— DATA PROVIDED —
(begin)
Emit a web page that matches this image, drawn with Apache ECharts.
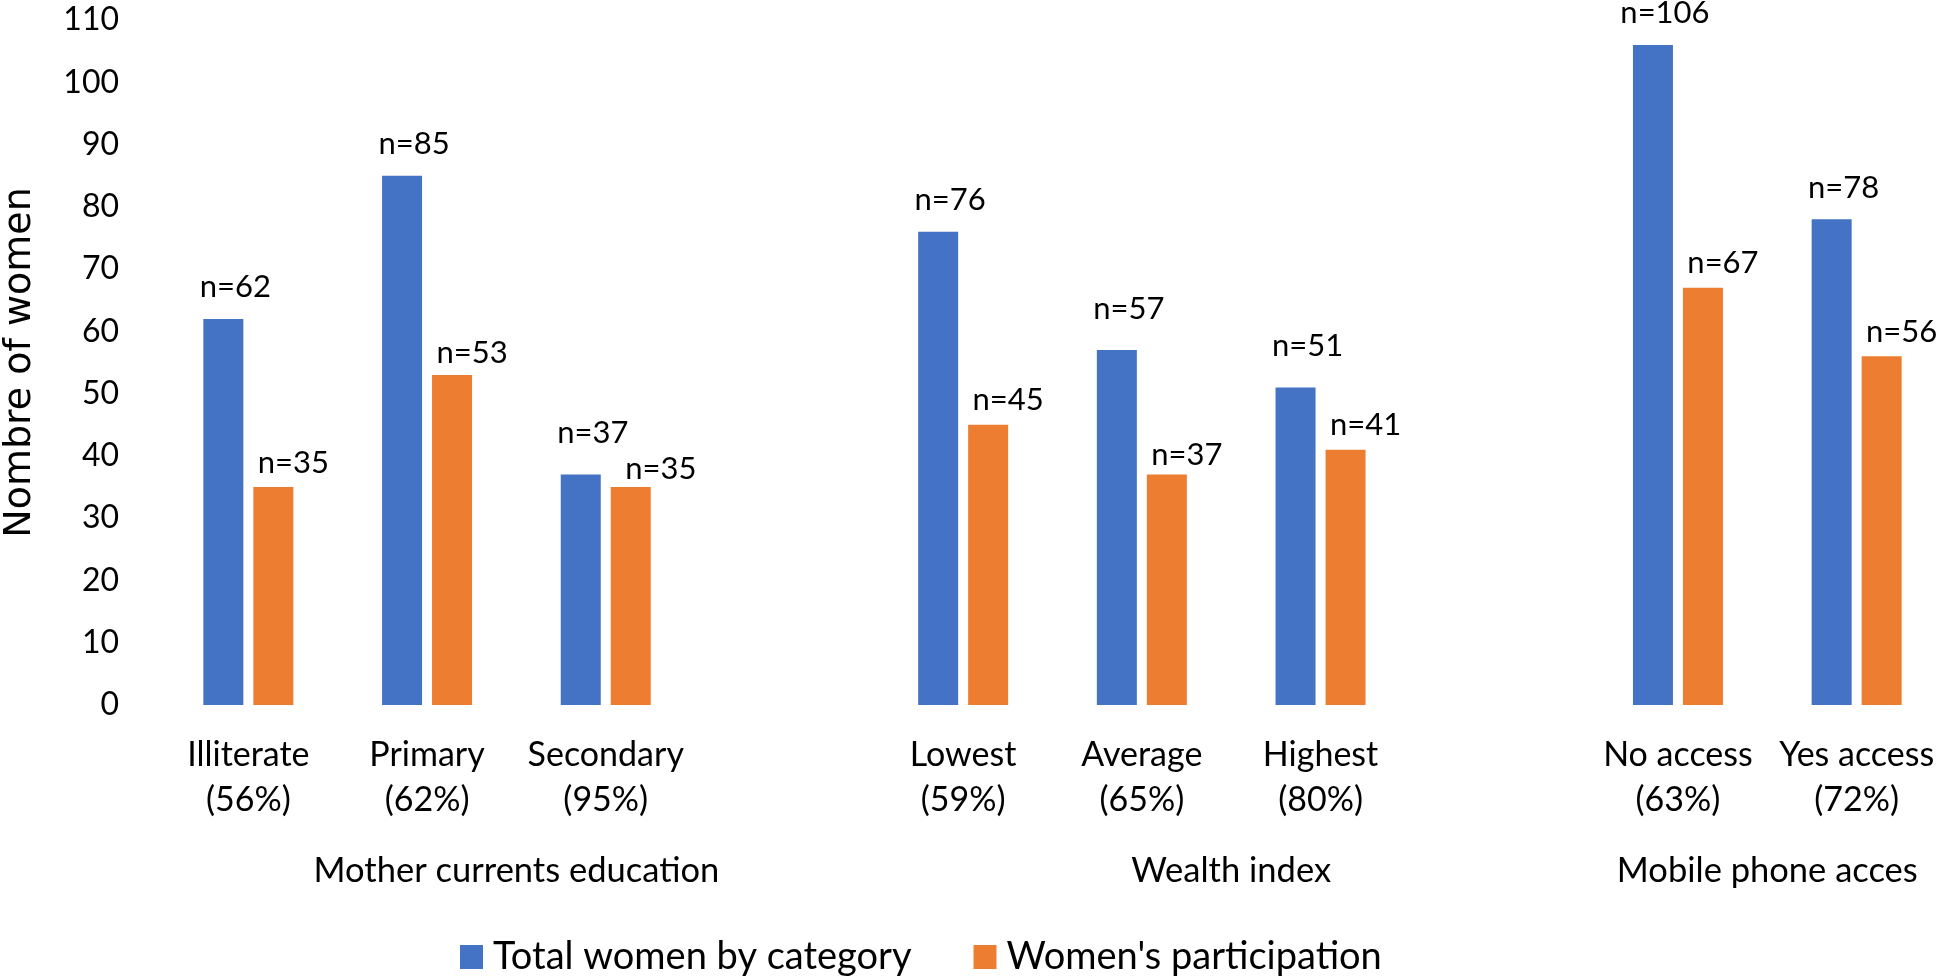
<!DOCTYPE html>
<html>
<head>
<meta charset="utf-8">
<script src="https://cdn.jsdelivr.net/npm/echarts@6/dist/echarts.min.js"></script>
<style>
  html, body { margin: 0; padding: 0; background: #fff; }
  #chart { width: 1940px; height: 976px; }
</style>
</head>
<body>
<div id="chart"></div>
<script>
// groups of categories, with participation share shown under each label
const groupNames = ['Mother currents education', 'Wealth index', 'Mobile phone acces']
const groupCategories = [
  ['Illiterate', 'Primary', 'Secondary'],
  ['Lowest', 'Average', 'Highest'],
  ['No access', 'Yes access']
]
const groupShares = [
  ['56%', '62%', '95%'],
  ['59%', '65%', '80%'],
  ['63%', '72%']
]
const totalWomen = [
  [62, 85, 37],
  [76, 57, 51],
  [106, 78]
]
const participation = [
  [35, 53, 35],
  [45, 37, 41],
  [67, 56]
]
const seriesNames = ['Total women by category', "Women's participation"]
const yTicks = { min: 0, max: 110, step: 10 }

// Excel nudged a few data labels apart; extra lift (px) per category
const labelLift = [
  { Secondary: 10, Average: 10, Highest: 10 },
  { Primary: -3, Secondary: -6, Average: -5 }
]
const labelShiftX = [
  {},
  { Secondary: 10 }
]

const FONT = 'Lato'
const textBase = { color: '#000', fontFamily: FONT, fontSize: 32 }

// flatten groups, leaving an empty slot between groups like the original
const categories = []
const names = []
const totalData = []
const partData = []
const groupCenters = {}
groupCategories.forEach((cats, g) => {
  const start = categories.length
  cats.forEach((c, i) => {
    categories.push(c + '\n(' + groupShares[g][i] + ')')
    names.push(c)
    totalData.push(totalWomen[g][i])
    partData.push(participation[g][i])
  })
  if (g < groupCategories.length - 1) {
    categories.push('')
    names.push('')
    totalData.push(null)
    partData.push(null)
  }
  groupCenters[(start + categories.length) / 2] = groupNames[g]
})

const makeSeries = (idx, values, color, distance, dx) => ({
  name: seriesNames[idx],
  type: 'bar',
  barWidth: 40,
  barGap: '25%',
  itemStyle: { color },
  label: {
    show: true,
    position: 'top',
    distance,
    offset: [dx, 0],
    formatter: 'n={c}',
    ...textBase,
    fontSize: 31
  },
  data: values.map((v, i) => {
    if (v == null) return null
    const lift = labelLift[idx][names[i]] || 0
    const shift = labelShiftX[idx][names[i]] || 0
    if (!lift && !shift) return v
    return { value: v, label: { distance: distance + lift, offset: [dx + shift, 0] } }
  })
})

const chart = echarts.init(document.getElementById('chart'))

chart.setOption({
  animation: false,
  textStyle: { fontFamily: FONT },
  grid: { left: 159, top: 20, width: 1787, height: 685, outerBoundsMode: 'none' },
  legend: {
    data: seriesNames,
    left: 455,
    top: 933,
    icon: 'rect',
    itemWidth: 23,
    itemHeight: 24,
    itemGap: 62,
    textStyle: { ...textBase, fontSize: 38, padding: [0, 0, 0, 5] }
  },
  xAxis: [
    {
      type: 'category',
      data: categories,
      axisLine: { show: false },
      axisTick: { show: false },
      axisLabel: { interval: 0, margin: 28, lineHeight: 45, ...textBase, fontSize: 34 }
    },
    {
      type: 'value',
      position: 'bottom',
      min: 0,
      max: categories.length,
      interval: 1,
      axisLine: { show: false },
      axisTick: { show: false },
      splitLine: { show: false },
      axisLabel: {
        margin: 148,
        ...textBase,
        fontSize: 34.5,
        formatter: (v) => groupCenters[v] || ''
      }
    }
  ],
  yAxis: {
    type: 'value',
    min: yTicks.min,
    max: yTicks.max,
    interval: yTicks.step,
    name: 'Nombre of women',
    nameLocation: 'middle',
    nameGap: 120,
    nameTextStyle: { color: '#000', fontFamily: 'DejaVu Sans', fontSize: 38 },
    axisLine: { show: false },
    axisTick: { show: false },
    splitLine: { show: false },
    axisLabel: { margin: 40, ...textBase }
  },
  series: [
    makeSeries(0, totalData, '#4472C4', 16, 12),
    makeSeries(1, partData, '#ED7D31', 9, 20)
  ]
})
</script>
</body>
</html>
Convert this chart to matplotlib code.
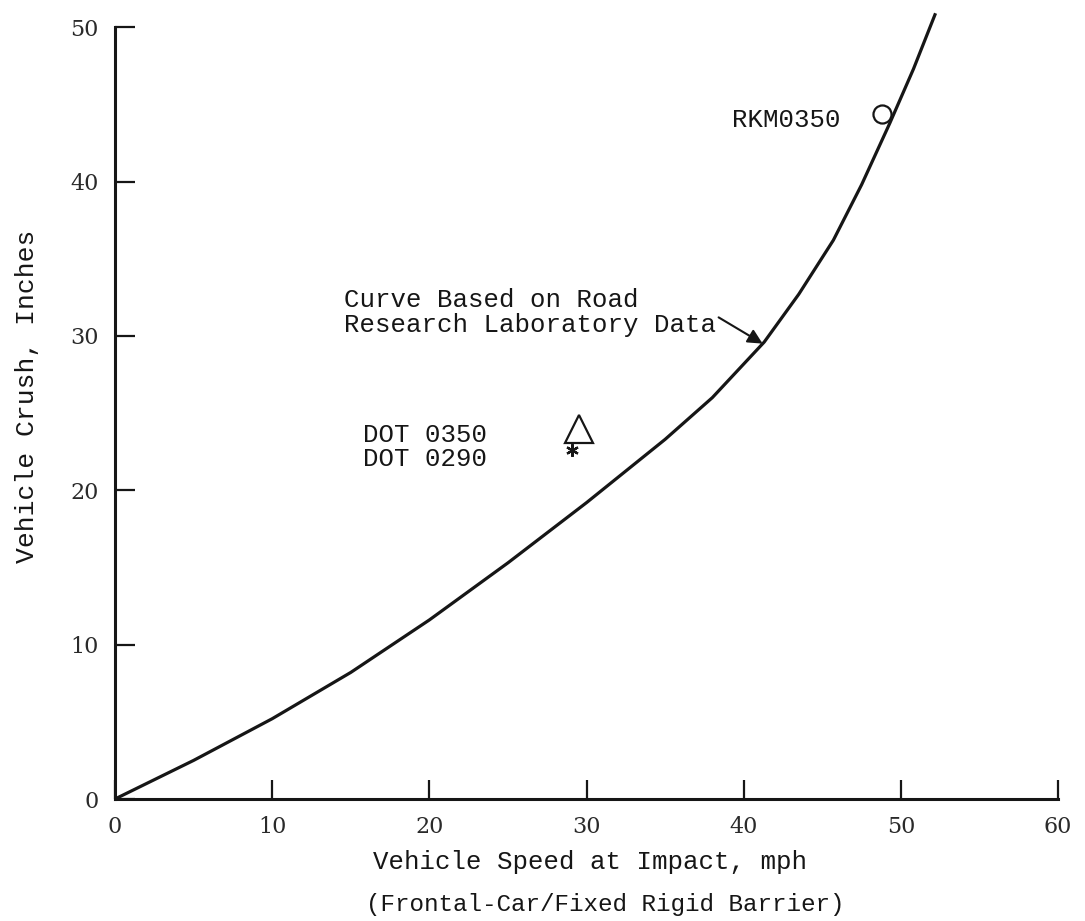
(end)
— TASK STATEMENT —
Can you restate all the records above word for word while dropping the pictures?

— REPLY TO THE EXERCISE —
Emit a web page that matches this image, drawn with Apache ECharts.
<!DOCTYPE html>
<html>
<head>
<meta charset="utf-8">
<script src="https://cdn.jsdelivr.net/npm/echarts@6/dist/echarts.min.js"></script>
<style>
  html, body { margin: 0; padding: 0; background: #fff; }
  #chart { width: 1940px; height: 976px; }
</style>
</head>
<body>
<div id="chart"></div>
<script>
// groups of categories, with participation share shown under each label
const groupNames = ['Mother currents education', 'Wealth index', 'Mobile phone acces']
const groupCategories = [
  ['Illiterate', 'Primary', 'Secondary'],
  ['Lowest', 'Average', 'Highest'],
  ['No access', 'Yes access']
]
const groupShares = [
  ['56%', '62%', '95%'],
  ['59%', '65%', '80%'],
  ['63%', '72%']
]
const totalWomen = [
  [62, 85, 37],
  [76, 57, 51],
  [106, 78]
]
const participation = [
  [35, 53, 35],
  [45, 37, 41],
  [67, 56]
]
const seriesNames = ['Total women by category', "Women's participation"]
const yTicks = { min: 0, max: 110, step: 10 }

// Excel nudged a few data labels apart; extra lift (px) per category
const labelLift = [
  { Secondary: 10, Average: 10, Highest: 10 },
  { Primary: -3, Secondary: -6, Average: -5 }
]
const labelShiftX = [
  {},
  { Secondary: 10 }
]

const FONT = 'Lato'
const textBase = { color: '#000', fontFamily: FONT, fontSize: 32 }

// flatten groups, leaving an empty slot between groups like the original
const categories = []
const names = []
const totalData = []
const partData = []
const groupCenters = {}
groupCategories.forEach((cats, g) => {
  const start = categories.length
  cats.forEach((c, i) => {
    categories.push(c + '\n(' + groupShares[g][i] + ')')
    names.push(c)
    totalData.push(totalWomen[g][i])
    partData.push(participation[g][i])
  })
  if (g < groupCategories.length - 1) {
    categories.push('')
    names.push('')
    totalData.push(null)
    partData.push(null)
  }
  groupCenters[(start + categories.length) / 2] = groupNames[g]
})

const makeSeries = (idx, values, color, distance, dx) => ({
  name: seriesNames[idx],
  type: 'bar',
  barWidth: 40,
  barGap: '25%',
  itemStyle: { color },
  label: {
    show: true,
    position: 'top',
    distance,
    offset: [dx, 0],
    formatter: 'n={c}',
    ...textBase,
    fontSize: 31
  },
  data: values.map((v, i) => {
    if (v == null) return null
    const lift = labelLift[idx][names[i]] || 0
    const shift = labelShiftX[idx][names[i]] || 0
    if (!lift && !shift) return v
    return { value: v, label: { distance: distance + lift, offset: [dx + shift, 0] } }
  })
})

const chart = echarts.init(document.getElementById('chart'))

chart.setOption({
  animation: false,
  textStyle: { fontFamily: FONT },
  grid: { left: 159, top: 20, width: 1787, height: 685, outerBoundsMode: 'none' },
  legend: {
    data: seriesNames,
    left: 455,
    top: 933,
    icon: 'rect',
    itemWidth: 23,
    itemHeight: 24,
    itemGap: 62,
    textStyle: { ...textBase, fontSize: 38, padding: [0, 0, 0, 5] }
  },
  xAxis: [
    {
      type: 'category',
      data: categories,
      axisLine: { show: false },
      axisTick: { show: false },
      axisLabel: { interval: 0, margin: 28, lineHeight: 45, ...textBase, fontSize: 34 }
    },
    {
      type: 'value',
      position: 'bottom',
      min: 0,
      max: categories.length,
      interval: 1,
      axisLine: { show: false },
      axisTick: { show: false },
      splitLine: { show: false },
      axisLabel: {
        margin: 148,
        ...textBase,
        fontSize: 34.5,
        formatter: (v) => groupCenters[v] || ''
      }
    }
  ],
  yAxis: {
    type: 'value',
    min: yTicks.min,
    max: yTicks.max,
    interval: yTicks.step,
    name: 'Nombre of women',
    nameLocation: 'middle',
    nameGap: 120,
    nameTextStyle: { color: '#000', fontFamily: 'DejaVu Sans', fontSize: 38 },
    axisLine: { show: false },
    axisTick: { show: false },
    splitLine: { show: false },
    axisLabel: { margin: 40, ...textBase }
  },
  series: [
    makeSeries(0, totalData, '#4472C4', 16, 12),
    makeSeries(1, partData, '#ED7D31', 9, 20)
  ]
})
</script>
</body>
</html>
Convert this chart to matplotlib code.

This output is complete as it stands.